使用vLLM部署Qwen3 Reranker系列模型

recycle1

2074人浏览 · 2025-12-09 11:59:29

recycle1 · 2025-12-09 11:59:29 发布

在这里插入图片描述

使用SGLang部署的版本可查看另一篇文章：使用SGLang部署Qwen3 Reranker系列模型
实测使用vLLM部署的推理速度更快，QPS更高

vLLM安装

使用官方流程进行vLLM的安装（vLLM官方文档，Qwen官方vLLM安装文档）

conda create -n myenv python=3.10 -y
conda activate myenv
pip install vllm

vLLM部署Qwen3 Reranker系列（0.6B/4B/8B）模型

根据官方部署Reranker模型的教程，使用vLLM部署Qwen3 Reranker系列的模型时，会出现报错，显示不支持相应API（The model does not support Score API），先说结论，vLLM是可以部署Qwen3 Reranker系列的模型的，只是需要进行一定的转换。

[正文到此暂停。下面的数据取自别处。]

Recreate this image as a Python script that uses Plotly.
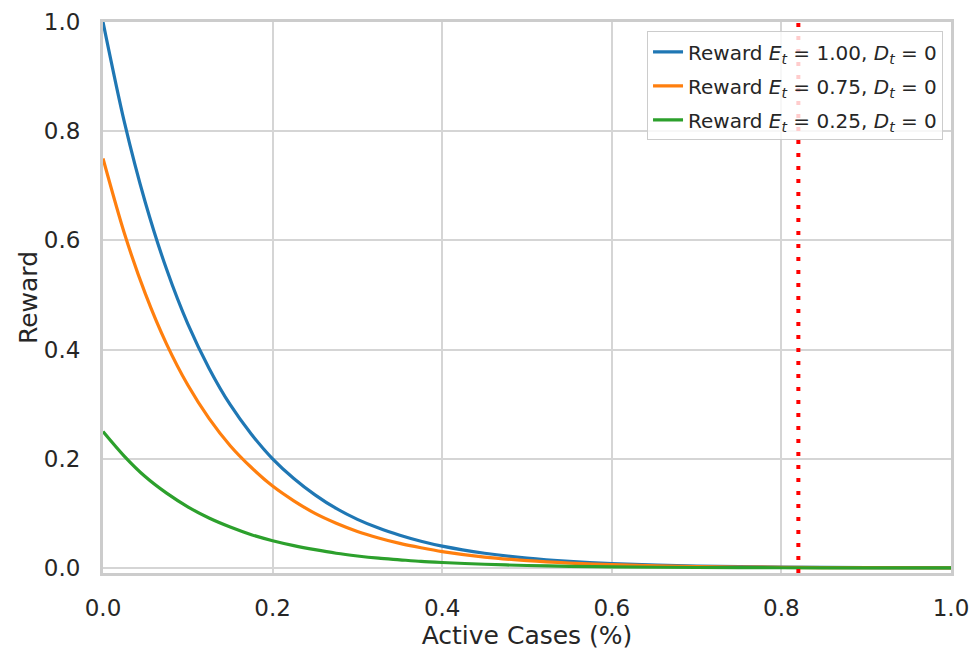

首先， Qwen3-reranker 是 Qwen3ForCausalLM 架构的模型，也就是说，它本质是一个基于生成式的模型架构，vLLM官方显示是支持该形式的模型的。

在这里插入图片描述
然而，在实操过程中，会发现，当使用如下指令进行部署时

vllm serve {model_path}

会输出以下日志，在部署完成之后，vLLM会默认这个架构是一个生成式的模型，仅支持chat模板，也就是下图中的红色区域，白色区域的API是不可使用的。

在这里插入图片描述
当按照官方教程构造client并进行白色区域的API使用时，会出现如下报错：

{'error': {'message': 'The model does not support Score API', 'type': 'BadRequestError', 'param': None, 'code': 400}}

这是因为，vLLM目前无法支持单个架构同时支持Embedding 和 Reranker，一个可行的方案就是，将 token_false_id = 2152 和 token_true_id = 9693 提取到一个二分类任务中，而不是当前的 151669 分类任务，最后使用vLLM的 score API来进行推理的实现，也就是说，要将双向分类器变成单向分类器，将原始的 Qwen3ForCausalLM 架构转换为 Qwen3ForSequenceClassification 架构，可以使用如下代码。（代码来源）

import torch
from transformers import Qwen3ForCausalLM, Qwen3ForSequenceClassification, AutoTokenizer

def convert_model(model_path, save_path):
    
    # --- Step 1: Load the Causal LM and extract lm_head weights ---
    print(f"1. Loading Causal LM: {model_path}")
    tokenizer = AutoTokenizer.from_pretrained(model_path)
    causal_lm = Qwen3ForCausalLM.from_pretrained(model_path)

    # The lm_head is the final linear layer that maps hidden states to vocabulary logits
    lm_head_weights = causal_lm.lm_head.weight
    print(f"   lm_head weight shape: {lm_head_weights.shape}") # (vocab_size, hidden_size)

    # --- Step 2: Get the token IDs for "yes" and "no" ---
    print("\n2. Finding token IDs for 'yes' and 'no'")
    yes_token_id = tokenizer.convert_tokens_to_ids("yes")
    no_token_id = tokenizer.convert_tokens_to_ids("no")
    print(f"   ID for 'yes': {yes_token_id}, ID for 'no': {no_token_id}")

    # --- Step 3: Create the classifier vector ---
    print("\n3. Creating the classifier vector from lm_head weights")
    # Extract the specific rows (weight vectors) for our target tokens
    yes_vector = lm_head_weights[yes_token_id]
    no_vector = lm_head_weights[no_token_id]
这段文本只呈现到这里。